─── SUPPLIED ENTRIES ───
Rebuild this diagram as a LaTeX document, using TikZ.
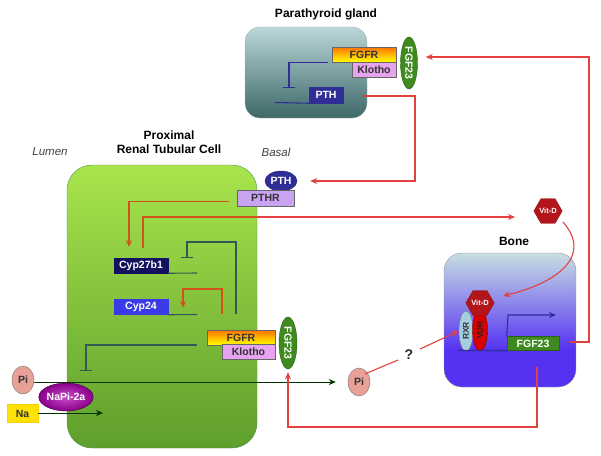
\documentclass[tikz,border=0pt]{standalone}
\usepackage{fontspec}
\setmainfont{Liberation Sans}
\usetikzlibrary{shapes.geometric,arrows.meta,calc}
\definecolor{navy}{HTML}{2E2E96}
\definecolor{darknavy}{HTML}{12125E}
\definecolor{cypblue}{HTML}{3A3AE6}
\definecolor{inhteal}{HTML}{2F5A55}
\definecolor{redl}{HTML}{E2413E}
\definecolor{orl}{HTML}{D2521C}
\definecolor{fgfgreen}{HTML}{3F8A1F}
\definecolor{klotho}{HTML}{E6A3EE}
\definecolor{pthr}{HTML}{C9A2F2}
\definecolor{pisalmon}{HTML}{E9A097}
\definecolor{vitred}{HTML}{B3161A}
\definecolor{ptgtop}{HTML}{BAD6D8}
\definecolor{ptgmid}{HTML}{80A6A7}
\definecolor{ptgbot}{HTML}{3E6868}
\definecolor{celltop}{HTML}{A8E44C}
\definecolor{cellbot}{HTML}{5E9E2C}
\definecolor{bonetop}{HTML}{C6DDE3}
\definecolor{bonemid}{HTML}{948AF3}
\definecolor{bonebot}{HTML}{5532F2}
\begin{document}
\begin{tikzpicture}[x=1pt,y=-1pt,
  lbl/.style={font=\bfseries\fontsize{10.5}{11}\selectfont},
  small/.style={font=\bfseries\fontsize{7.5}{8}\selectfont},
  vert/.style={font=\bfseries\fontsize{8.5}{9}\selectfont},
  title/.style={font=\bfseries\fontsize{12}{13.5}\selectfont},
  ital/.style={font=\itshape\fontsize{11.5}{12}\selectfont, text=black!75},
  recbox/.style={rectangle, inner sep=0pt, draw=black!60, line width=0.5pt, lbl},
  fgfr/.style={recbox, top color=orange!90!red, bottom color=yellow, text=black!80},
  klo/.style={recbox, fill=klotho, text=black!80},
  fgfell/.style={ellipse, inner sep=0pt, fill=fgfgreen, draw=fgfgreen!70!black, text=white, lbl},
  pi/.style={ellipse, inner sep=0pt, minimum width=22pt, minimum height=28pt, fill=pisalmon, draw=black!55, lbl, text=black!80},
  hex/.style={regular polygon, regular polygon sides=6, inner sep=0pt, fill=vitred, draw=vitred!80!black, text=white, small},
  inh/.style={inhteal, line width=1.1pt, -{Bar[width=12pt,line width=1.1pt]}},
  inhnavy/.style={navy, line width=1.1pt, -{Bar[width=12pt,line width=1.1pt]}},
  redarr/.style={redl, line width=1.1pt, -{Stealth[length=7pt,width=6pt]}},
  orarr/.style={orl, line width=1.1pt, -{Stealth[length=7pt,width=6pt]}},
  blkarr/.style={black!80!green, line width=1pt, -{Stealth[length=7pt,width=6pt]}},
  gene/.style={line width=1.1pt}
]
\useasboundingbox (0,0) rectangle (601,455);

% ---------- Parathyroid gland ----------
\node[title] (ptgt) at (326,14) {Parathyroid gland};
\node[rectangle, rounded corners=15pt, minimum width=122pt, minimum height=91pt,
      top color=ptgtop, middle color=ptgmid, bottom color=ptgbot, draw=black!30] (ptg) at (306,72.5) {};
\node[fgfr, minimum width=64pt, minimum height=15pt] (pFGFR) at (364,54.5) {FGFR};
\node[klo, minimum width=44pt, minimum height=15pt] (pKlo) at (374,69.5) {Klotho};
\node[fgfell, minimum width=17pt, minimum height=52pt] (pFGF) at (409,63) {\rotatebox{-90}{FGF23}};
\node[recbox, fill=navy, draw=navy, text=white, minimum width=34pt, minimum height=16pt] (pPTH) at (326,95) {PTH};
\coordinate (pinhs) at ($(pFGFR.south west)+(-4,0)$);
\coordinate (pinhe) at (289,88);
\draw[inhnavy] (pinhs) -| (pinhe);
\coordinate (pgene) at (275,102.5);
\draw[navy, gene] (pgene) -- (pPTH.south west);

% ---------- Cell ----------
\node[title, align=center] (cellt) at (169,142) {Proximal\\Renal Tubular Cell};
\node[ital] (lumen) at (50,152) {Lumen};
\node[ital] (basal) at (276,152) {Basal};
\node[rectangle, rounded corners=25pt, minimum width=190pt, minimum height=283pt,
      top color=celltop, bottom color=cellbot, draw=green!40!black!70] (cell) at (162,306.5) {};
\node[ellipse, inner sep=0pt, minimum width=32pt, minimum height=20pt, fill=navy, draw=navy!70!black, text=white, lbl] (cPTH) at (281,181) {PTH};
\node[recbox, fill=pthr, text=black!80, minimum width=57pt, minimum height=16pt] (PTHR) at (265.5,198) {PTHR};
\node[recbox, fill=darknavy, draw=darknavy, text=white, minimum width=54pt, minimum height=15pt] (Cyp27) at (141,265.5) {Cyp27b1};
\node[recbox, fill=cypblue, draw=cypblue, text=white, minimum width=54pt, minimum height=15pt] (Cyp24) at (141,307) {Cyp24};
\node[fgfr, minimum width=68pt, minimum height=15pt] (cFGFR) at (241,337.5) {FGFR};
\node[klo, minimum width=53pt, minimum height=15pt] (cKlo) at (248.5,352) {Klotho};
\node[fgfell, minimum width=18pt, minimum height=52pt] (cFGF) at (288,343) {\rotatebox{-90}{FGF23}};

% gene lines
\coordinate (g27) at (197,273);
\coordinate (g24) at (197,314.5);
\draw[inhteal, gene] (Cyp27.south east) -- (g27);
\draw[inhteal, gene] (Cyp24.south east) -- (g24);

% PTHR -> Cyp27b1 (orange)
\coordinate (pthrs) at (229,201.5);
\coordinate (cyp27in) at (129,247);
\draw[orarr] (pthrs) -| (cyp27in);

% Cyp27b1 -> Vit-D (red)
\node[hex, minimum size=25pt] (VitD) at (548,211) {Vit-D};
\coordinate (c27s) at (143,248);
\coordinate (c27c) at (143,217);
\coordinate (c27m) at (257,217);
\coordinate (c27e) at (515,217);
\draw[orl, line width=1.1pt] (c27s) -- (c27c) -- (c27m);
\draw[redarr] (c27m) -- (c27e);

% FGFR inhibition on Cyp27b1
\coordinate (i27s) at (236,314);
\coordinate (i27m) at (236,242);
\coordinate (i27e) at (187,258);
\draw[inh] (i27s) -- (i27m) -| (i27e);

% FGFR activates Cyp24 (orange)
\coordinate (a24s) at (222,314);
\coordinate (a24m) at (222,289);
\coordinate (a24e) at (183,308);
\draw[orarr] (a24s) -- (a24m) -| (a24e);

% FGFR inhibition on NaPi
\coordinate (inaS) at (197,345);
\coordinate (inaE) at (86,371);
\draw[inh] (inaS) -| (inaE);

% Pi / Na transport
\node[pi] (PiL) at (23,380) {Pi};
\node[recbox, fill=yellow!85!orange, draw=yellow!70!orange, text=black!80, minimum width=31pt, minimum height=18pt] (Na) at (22.5,413.5) {Na};
\node[pi] (PiR) at (359,382) {Pi};
\draw[blkarr] (PiL.east |- 0,382) -- ($(PiR.west)+(-12,0)$);
\node[ellipse, inner sep=0pt, minimum width=48pt, minimum height=28pt, inner color=violet!60!magenta!70!white, outer color=violet!80!magenta!90!black, draw=violet!50!black, text=white, lbl] (NaPi) at (66,397) {NaPi-2a};
\coordinate (naend) at (103,413);
\draw[blkarr] (Na.east |- 0,413) -- (naend);

% ---------- Bone ----------
\node[title] (bonet) at (514,241) {Bone};
\begin{scope}
  \clip[rounded corners=18pt] (444,253) rectangle (576,387);
  \foreach \i in {0,...,44}{
    \pgfmathsetmacro{\p}{min(100,\i*100/32)}
    \fill[bonebot!\p!bonetop] (444,{253+\i*3}) rectangle (576,{253+\i*3+3.5});
  }
\end{scope}
\node[rectangle, rounded corners=18pt, minimum width=132pt, minimum height=134pt,
      draw=black!40] (bone) at (510,320) {};
\node[ellipse, inner sep=0pt, minimum width=14pt, minimum height=40pt, fill=cyan!40!teal!40!white, draw=black!50, text=black!80, vert] (RXR) at (466,331) {\rotatebox{90}{RXR}};
\node[ellipse, inner sep=0pt, minimum width=15pt, minimum height=42pt, fill=red!85!black, draw=red!50!black, text=black!85, vert] (VDR) at (480,330) {\rotatebox{90}{VDR}};
\node[hex, minimum size=23pt] (bVitD) at (480,303) {Vit-D};
\node[recbox, fill=fgfgreen, draw=fgfgreen!70!black, text=white, minimum width=52pt, minimum height=14pt] (bFGF) at (533,343.5) {FGF23};
\coordinate (dna) at (458,350.5);
\draw[navy, gene] (dna) -- (bFGF.south west);
\coordinate (tss) at (508,315);
\coordinate (tsse) at (556,315);
\draw[navy, line width=1.1pt, -{Stealth[length=7pt,width=6pt]}] (bFGF.north west) -- (tss) -- (tsse);

% Vit-D -> bone
\coordinate (vdS) at (563,222);
\coordinate (vdE) at (503,296);
\draw[redarr] (vdS) .. controls (592,255) and (560,282) .. (vdE);

% Pi -> RXR with ?
\coordinate (qa) at (398,360);
\coordinate (qb) at (420,349);
\draw[redl, line width=1.1pt] (PiR.north east) ++(-2,2) -- (qa);
\node[font=\bfseries\fontsize{14}{15}\selectfont, text=black!85] (q) at (409,355) {?};
\draw[redarr] (qb) -- (RXR.west);

% PTH gland -> cell PTH
\coordinate (p1) at (363,96);
\coordinate (p2) at (415,181);
\draw[redarr] (p1) -| (p2) -- ($(cPTH.east)+(13,0)$);

% Bone FGF23 -> parathyroid FGF23
\coordinate (f1) at (570,342);
\coordinate (f2) at (589,57);
\draw[redarr] (f1) -| (f2) -- ($(pFGF.east)+(8,-6)$);

% Bone -> cell FGF23
\coordinate (b1) at (537,367);
\coordinate (b2) at (537,427);
\draw[redarr] (b1) -- (b2) -| ($(cFGF.south)+(0,3)$);
\end{tikzpicture}
\end{document}
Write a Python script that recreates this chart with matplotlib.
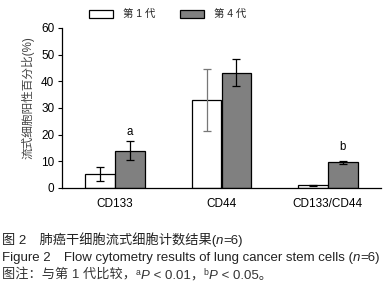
import matplotlib
matplotlib.use("Agg")
import matplotlib.pyplot as plt
from matplotlib.patches import Rectangle
import numpy as np

plt.rcParams['font.family'] = ['Liberation Sans', 'Noto Sans CJK SC', 'DejaVu Sans']

categories = ["CD133", "CD44", "CD133/CD44"]
gen1 = [5.2, 33.0, 1.0]
gen1_err = [2.6, 11.5, 0.3]
gen4 = [14.0, 43.3, 9.6]
gen4_err = [3.6, 5.0, 0.7]
series_labels = ["第 1 代", "第 4 代"]
sig_labels = ["a", "", "b"]
sig_y = [21.0, 0, 15.4]
yticks = [0, 10, 20, 30, 40, 50, 60]

W, H = 389, 301
fig = plt.figure(figsize=(W/100, H/100), dpi=100)
ax = fig.add_axes([62/W, 1-188/H, (381-62)/W, (188-28)/H])

GRAY = "#808080"
x = np.arange(len(categories))
bw = 0.28
ax.bar(x - bw/2, gen1, bw, color="white", edgecolor="black", linewidth=0.9, zorder=2)
ax.bar(x + bw/2, gen4, bw, color=GRAY, edgecolor="black", linewidth=0.9, zorder=2)
err_cols1 = ["black", "#777777", "black"]
for i in range(len(categories)):
    ax.errorbar(x[i] - bw/2, gen1[i], yerr=gen1_err[i], fmt="none", ecolor=err_cols1[i],
                elinewidth=0.9, capsize=3, capthick=0.9, zorder=3)
    ax.errorbar(x[i] + bw/2, gen4[i], yerr=gen4_err[i], fmt="none", ecolor="black",
                elinewidth=0.9, capsize=3, capthick=0.9, zorder=3)
    if sig_labels[i]:
        ax.text(x[i] + bw/2, sig_y[i], sig_labels[i], ha="center",
                va="center", fontsize=8.3, color="black")

ax.set_xlim(-0.5, 2.5)
ax.set_ylim(0, 60)
ax.set_yticks(yticks)
ax.set_xticks(x)
ax.set_xticklabels(categories, fontsize=8.5)
ax.tick_params(axis="x", length=0, pad=7)
ax.tick_params(axis="y", length=3, width=0.8, direction="out", labelsize=8.5, pad=2.5)
for s in ["top", "right"]:
    ax.spines[s].set_visible(False)
for s in ["left", "bottom"]:
    ax.spines[s].set_linewidth(0.9)
ax.set_ylabel("流式细胞阳性百分比(%)", fontsize=8.4, color="#444444")
ax.yaxis.set_label_coords((28-62)/319, (188-98)/160)
ax.yaxis.label.set_va("center")

# legend (manual, in pixel positions)
leg_boxes = [(89, "white"), (180, GRAY)]
for (bx, fc), lab in zip(leg_boxes, series_labels):
    fig.patches.append(Rectangle((bx/W, 1-17.5/H), 24/W, 8/H, transform=fig.transFigure,
                                 facecolor=fc, edgecolor="black", linewidth=0.9))
    fig.text((bx+34)/W, 1-13.5/H, lab, fontsize=7.5, va="center", ha="left", color="#222222")

# captions with rich text
fig.canvas.draw()
renderer = fig.canvas.get_renderer()

def rich(xpx, ypx, segments, size=9.5, color="#222222"):
    cur = xpx
    for seg, style in segments:
        fs = size * style.get("scale", 1.0)
        dy = style.get("dy", 0)
        t = fig.text(cur/W, 1-(ypx - dy)/H, seg, fontsize=fs, color=color,
                     fontstyle=style.get("style", "normal"), va="baseline", ha="left")
        bb = t.get_window_extent(renderer=renderer)
        cur += bb.width

N = {}
I = {"style": "italic"}
SUP = {"scale": 0.65, "dy": 4}
rich(2, 244, [("图 2　肺癌干细胞流式细胞计数结果(", N), ("n", I), ("=6)", N)])
rich(2, 261, [("Figure 2　Flow cytometry results of lung cancer stem cells (", N), ("n", I), ("=6)", N)])
rich(2, 279, [("图注：与第 1 代比较，", N), ("a", SUP), ("P", I), (" < 0.01，", N),
              ("b", SUP), ("P", I), (" < 0.05。", N)], color="#333333")

fig.savefig("out.png", dpi=100)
───
Copy each line of the listing that holds the word "with".

% Pi -> RXR with ?
Write a Python script that recreates this chart with matplotlib.
# captions with rich text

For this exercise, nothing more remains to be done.